Rutina normal y de cualquier vecino.
Me despierto. Desayuno. Hace frío y tengo un turno en el banco para desbloquear mi tarjeta de débito. Aprovecho a ir caminando. Hago cola. Salgo. Vuelvo a casa. Me preparo para almorzar.
Todo este pequeño relato, parece una rutina normal y de cualquier vecino. Marca un contexto y una acción de una normalidad tal, que ningún episodio ligado a la locura parecen existir, pero lo voy a relatar de un modo más detallado. Y si aparecen eventos ligados a lo loco que está el mundo, sean ustedes, jueces críticos y aporten alguna reflexión.
Los únicos eventos que me preocupan resolver, son aquellos en los que me comprometí, del modo que fuera, presencial o virtual. Hoy parece un castigo divino, que personas poco virtuosas tengan que vivir a través de la virtualidad. Pero que quede claro, o uno se presenta y cumple o uno se las arregla vía internet o telefónicamente.

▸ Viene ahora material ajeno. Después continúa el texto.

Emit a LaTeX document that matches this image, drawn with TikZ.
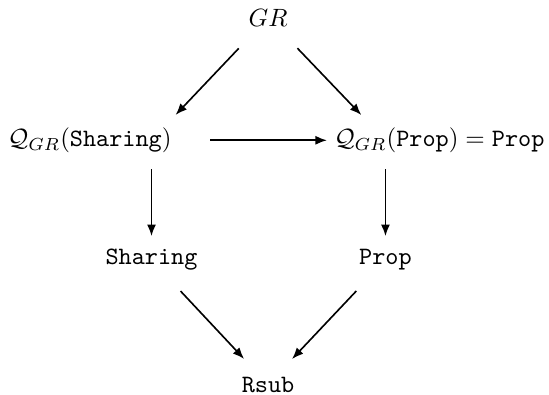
\documentclass[tikz,border=0pt]{standalone}
\usetikzlibrary{
  calc,
  arrows.meta}
\tikzset{
  %% term : one entry of the diagram
  term/.style={
    anchor=base,
    inner sep=0pt,
    align=center
  },
  %% arr : an arrow between two entries
  arr/.style={
    -{Latex[length=4.6pt,width=3.6pt]},
    line width=0.65pt
  },
  %% diag : slanted arrow, cut short at both ends
  diag/.style={
    arr,
    shorten <=17pt,
    shorten >=14pt
  },
  %% vert : vertical arrow
  vert/.style={
    arr,
    shorten <=11.5pt,
    shorten >=9.6pt
  },
  %% horiz : horizontal arrow
  horiz/.style={
    arr,
    shorten <=23.4pt,
    shorten >=23.4pt
  }
}

\begin{document}
\begin{tikzpicture}
  [x=1cm,
  y=-1cm]

  %% Grid for orientation. Comment out for final figure!
  % \draw[help lines, green](0, 0) grid (8, 6);
  \useasboundingbox (0, 0) rectangle (7.718, 5.553);

  %% Entries
  \node (gr) [term] at (3.768, 0.366) {$GR$};

  \node (qsharing) [term] at (1.320, 2.060) {%
    $\mathcal{Q}_{GR}(\texttt{Sharing})$
  };

  \node (qprop) [term] at (6.235, 2.060) {%
    $\mathcal{Q}_{GR}(\texttt{Prop}) = \texttt{Prop}$
  };

  \node (sharing) [term] at (2.130, 3.725) {\texttt{Sharing}};

  \node (prop) [term] at (5.419, 3.725) {\texttt{Prop}};

  \node (rsub) [term] at (3.768, 5.511) {\texttt{Rsub}};

  %% Connections
  \draw [diag] (gr.center) -- (qsharing.center -| sharing.center);
  \draw [diag] (gr.center) -- (qprop.center -| prop.center);
  \draw [horiz] (qsharing.center -| sharing.center)
  -- (qprop.center -| prop.center);
  \draw [vert] (qsharing.center -| sharing.center) -- (sharing.center);
  \draw [vert] (qprop.center -| prop.center) -- (prop.center);
  \draw [diag] (sharing.center) -- (rsub.center);
  \draw [diag] (prop.center) -- (rsub.center);

\end{tikzpicture}
\end{document}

Tres semanas atrás, fui al cajero a retirar unos pesos y al terminar mi operación bancaria, me pide que cambie la clave de ingreso. Bien. Lo que entendí es que en algún momento debía hacerlo, Minga. La siguiente vez que lo intenté, el visor me informa que no puedo ingresar. Ni siquiera para cambiar la contraseña. Cosas del sistema de cuentas, que tal vez deba hacerme cargo de mi cierta inexperiencia o de mi mala interpretación. Era la primera vez en cinco años que me pasaba. Me desvirgó con esta situación. Si bien manejo el home banking, esto de tener la cuenta en el celular o la computadora, no me es difícil, pero es algo engorroso.
Hice una consulta entre amigos para ver cómo se solucionaba, y finalmente lo mejor era, sacar un turno en el Banco a través de la pagina que ofrecen. El día 15 de junio vía web, me ofrecen un turno para el 6 de julio, pero no en mi sucursal cercana, si no, en la sede central. O sea, no solo más lejos, tambien 21 días para poder volver a operar con mi tarjeta de débito. Y yo sin un billete para pagar lo cotidiano. Y con fondos en la cuenta. El turno me indicaba puntualidad a las 10.30 de este lunes. En lo posible, presentarme 15 minutos antes.
Como soy bastante devoto de la puntualidad, me desperté solito a las 8.56 de esta mañana. No es de esperarse a mis 61 años, que me despierte mi madre con la leche en la mesa. Quise decir «solito», sin ayuda de un despertador, que me desarmoniza.
Mientras desayunaba, me aseguré del permiso para transitar. Parece mentira, pero hay que pedir permiso. Y me propuse ir caminado los tres kilómetros de distancia, ida y vuelta. Simplemente porque el encierro solo me hace caminar por las paredes.
Documentación en mano y barbijo en boca, arranqué 9.30 hacia mi destino. No parece que estuviéramos en fase 5. Interpreto que debiera haber menos circulación y gente en la calle. Pero, suelo hacer malas interpretaciones. En el camino, gente fumando con el tapabocas en la pera y gente con el barbijo, solo tapándose la boca.
No es necesario que les cuente que vi personas con gafas, con máscaras sobre barbijos, con delantines y con ambos descartables. Algo extraño, no vi, ni de ida ni de vuelta, niños. Ni de a pie, ni en vehículos, ni en las ventanas. Era de pandemias…
Llegué a las 10.05 y me informé de qué cola me correspondía. Mientras esperaba leyendo unos artículos sobre la locura, unas quince personas diciendo que no tiene turno, le preguntan a la oficiala de policía que los recibe y los informa muy atentamente. La persona que tengo adelante, se da vuelta como buscando un cómplice y me dice “Estos vigis ahora se hacen los buenitos desde que los aplaudimos”. No digo nada. El joven de detrás, sin dejar de moverse por el frío, me comenta que no va a esperar diez minutos más. Tampoco hago comentarios. La impiedad de uno y la rispidez del otro no me permiten empatías. 10.35 ingresé al banco, previo control en la muñecas y en la frente de la temperatura, alcoholizado de manos y de ver cómo fumigaban el piso de la linea de lugares que ocupaban las personas, a las que se les pedía gentilmente que se corrieran un instante. Resuelvo mi trámite en dos minutos. Y vuelvo a casa por otro camino para curiosear la ciudad. En una esquina de poco transito y con semáforos, casi chocan dos autos. No hay impacto, pero se putean como si fuera la última vez. Un mendigo acomodaba sus bártulos. En el suelo, un colchón de cartones donde seguramente se enfriaron los sueños, y una fuente enlosada y oxidada, exhibía tres papas y un pedazo de pan. Un joven caminando a la par, vende unas berlinesas, esas bolas que siempre llamamos de Fraile, y me las ofrece.